The introduction of the Bharatmala project will also bring forth the present Government’s emphasis on encouraging citizens to use public transport so that pollution can be effectively reduced. The facility of ‘one nation, one card’ has also been launched to realise the dream of seamless mobility, for the convenience of the citizens. India’s first common mobility card, under this scheme, allows inter-operable usage of transport wherein the holders can pay for their bus travel, parking charges, metro, suburban railways, toll taxes, retail shopping and cash withdrawal – all, with just one card.

Another important aspect, under the Bharatmala project, is the idea of an inclusive growth of every region in the country, which includes better connectivity of villages and far-flung areas to the highways, as well as, generation of proper employment opportunities for the sake of economic growth, of each strata of society. With the development of national highways and expressways, the villages will gain more connectivity and have better access to world-class infrastructure and state-of-the-art amenities. Modern amenities like gas-grid and I-ways are also being developed, simultaneously, with full force to encompass piped natural gas for domestic fuels and compressed natural gas for transportation. Encouraging the use of bio-fuel has been highlighted, with the development of the Bharatmala project so that the targeted 270 crore litres for ethanol blending, can be achieved, that is crucial in reducing environmental pollution, another important facet of the Non-Aligned Movement.

During the second phase of Bharatmala project, the Government is set to build 3000km of expressways, undertaken by National Highway Authority of India (NHAI). Keeping in mind that the construction of expressways may hold close alignment to roads that pass through national parks and wildlife sanctuaries to hamper movement of animals, NHAI asked consultants to avoid any such road alignments close to national parks, and if required “to create a longer road or bypass” so that there is no disruption of existing natural forest. NHAI consultants have also been advised to incorporate provision of separation of local traffic, especially for vulnerable road users like pedestrians, cyclists and motorcyclists, with road-crossing facilities located at walking distances. Such considerations have been made keeping in mind the deadly road accidents that occur every year leading to loss of life, for people.

The Bharatmala project is the second largest highways construction project in the country, with such abundant funding and investment, aimed at better connectivity, smoother mobility and stronger economic growth and development.
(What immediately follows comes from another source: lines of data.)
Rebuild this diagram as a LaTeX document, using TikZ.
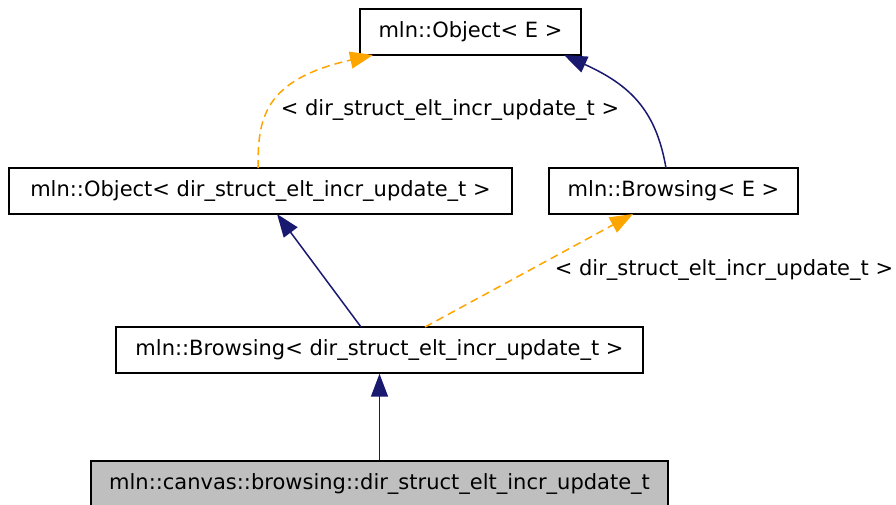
\documentclass[tikz,border=0pt]{standalone}
\usepackage{fontspec}
\setmainfont{DejaVu Sans}
\usetikzlibrary{arrows.meta}
\definecolor{navy}{HTML}{191970}
\definecolor{orng}{HTML}{FFA500}
\definecolor{gfill}{HTML}{BFBFBF}
\begin{document}
\begin{tikzpicture}[x=1pt,y=-1pt,
  box/.style={draw=black,line width=1.4pt,fill=white,inner sep=0pt,minimum height=46pt,font=\fontsize{21}{24}\selectfont},
  lbl/.style={font=\fontsize{21}{24}\selectfont,inner sep=0pt},
  inh/.style={draw=navy,line width=1.5pt,-{Triangle[length=23pt,width=17pt]}},
  tpl/.style={draw=orng,line width=1.5pt,dash pattern=on 8pt off 5pt,-{Triangle[length=23pt,width=17pt]}}]
\useasboundingbox (0,0) rectangle (896,504);
\node[box,minimum width=221pt] (oe) at (470.5,32) {mln::Object< E >};
\node[box,minimum width=503pt] (od) at (260.5,191) {mln::Object< dir\_struct\_elt\_incr\_update\_t >};
\node[box,minimum width=249pt] (be) at (673.5,191) {mln::Browsing< E >};
\node[box,minimum width=527pt] (bd) at (379.5,350) {mln::Browsing< dir\_struct\_elt\_incr\_update\_t >};
\node[box,minimum width=577pt,fill=gfill] (cv) at (379.5,484) {mln::canvas::browsing::dir\_struct\_elt\_incr\_update\_t};
\node[lbl] (l1) at (450,110) {< dir\_struct\_elt\_incr\_update\_t >};
\node[lbl] (l2) at (724,270) {< dir\_struct\_elt\_incr\_update\_t >};
\coordinate (odt) at (258,168);
\coordinate (oeb1) at (373,55);
\coordinate (bet) at (666,168);
\coordinate (oeb2) at (564,55);
\coordinate (bds1) at (361,327);
\coordinate (odb) at (277,214);
\coordinate (bds2) at (425,327);
\coordinate (beb) at (633,214);
\draw[tpl] (odt) .. controls (258,120) and (262,80) .. (oeb1);
\draw[inh] (bet) .. controls (656,110) and (630,85) .. (oeb2);
\draw[inh] (bds1) -- (odb);
\draw[tpl] (bds2) -- (beb);
\draw[inh] (cv.north) -- (bd.south);
\end{tikzpicture}
\end{document}
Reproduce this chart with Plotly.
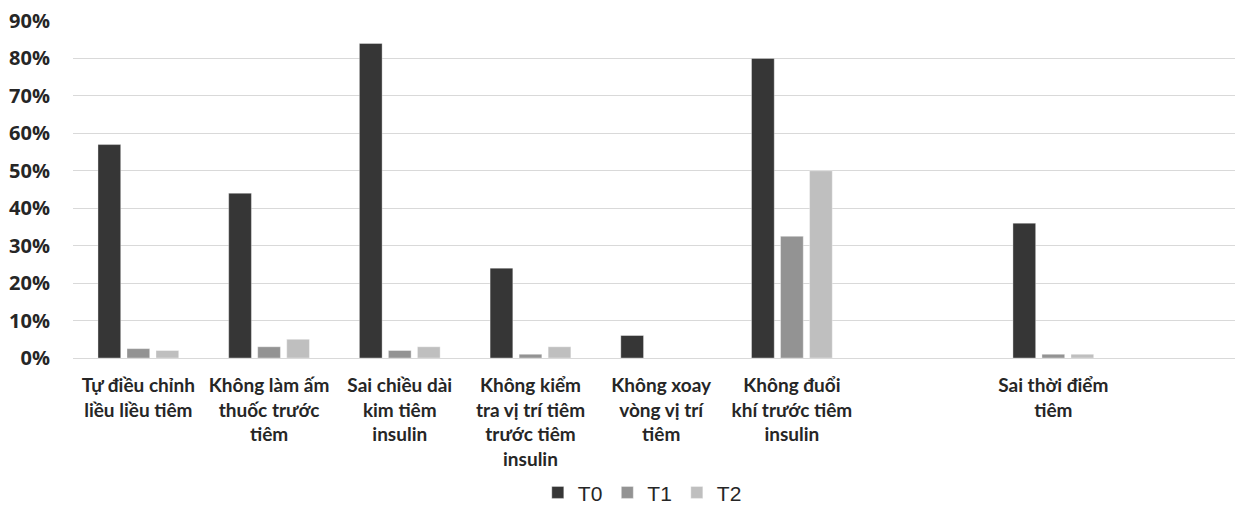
import plotly.graph_objects as go

categories = [
    "Tự điều chỉnh<br>liều liều tiêm",
    "Không làm ấm<br>thuốc trước<br>tiêm",
    "Sai chiều dài<br>kim tiêm<br>insulin",
    "Không kiểm<br>tra vị trí tiêm<br>trước tiêm<br>insulin",
    "Không xoay<br>vòng vị trí<br>tiêm",
    "Không đuổi<br>khí trước tiêm<br>insulin",
    " ",
    "Sai thời điểm<br>tiêm",
    "  ",
]
t0 = [0.57, 0.44, 0.84, 0.24, 0.06, 0.80, None, 0.36, None]
t1 = [0.025, 0.03, 0.02, 0.01, 0.0, 0.325, None, 0.01, None]
t2 = [0.02, 0.05, 0.03, 0.03, 0.0, 0.50, None, 0.01, None]

series = [("T0", t0, "#363636"), ("T1", t1, "#939393"), ("T2", t2, "#bfbfbf")]

fig = go.Figure()
for name, vals, color in series:
    fig.add_trace(go.Bar(
        x=categories, y=vals, name=name,
        marker=dict(color=color, line=dict(color="rgba(255,255,255,0.6)", width=0.6)),
    ))

fig.update_layout(
    width=1235, height=508,
    margin=dict(l=73, r=0, t=21, b=150, autoexpand=False),
    paper_bgcolor="white", plot_bgcolor="white",
    barmode="group", bargap=0.334, bargroupgap=0.217,
    showlegend=True,
    legend=dict(
        orientation="h", x=0.40, xanchor="left",
        yref="container", y=0.03, yanchor="middle",
        font=dict(family="Liberation Sans, Arial, sans-serif", size=21, color="#262626"),
        itemwidth=30, tracegroupgap=0,
    ),
    xaxis=dict(
        type="category", range=[-0.5, 8.39], automargin=False,
        showgrid=False, showline=False, ticks="", ticklabelstandoff=14,
        tickfont=dict(family="Lato, sans-serif", size=19, color="#262626", weight="bold"),
        tickangle=0,
    ),
    yaxis=dict(
        range=[0, 0.9], dtick=0.1, tickformat=".0%", automargin=False,
        showgrid=True, gridcolor="#d9d9d9", gridwidth=1.3,
        zeroline=True, zerolinecolor="#d9d9d9", zerolinewidth=1.3,
        showline=False, ticks="", ticklabelstandoff=22,
        tickfont=dict(family="Open Sans, sans-serif", size=20, color="#262626", weight="bold"),
    ),
)

fig.write_html(
    "out.html",
    config={"displayModeBar": False},
    post_script="document.body.style.margin='0';document.body.style.overflow='hidden';",
)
This project is also keeping an environmental conscience and paying sufficient attention to green corridors for the sake of maintaining the greenery, along with urbanisation. This way, there will be an equilibrium that will be maintained between infrastructural development and environmental upkeep. The Bharatmala project in all its actuality is set to fulfil the promise of sustainability as envisioned by the Non-Aligned Movement.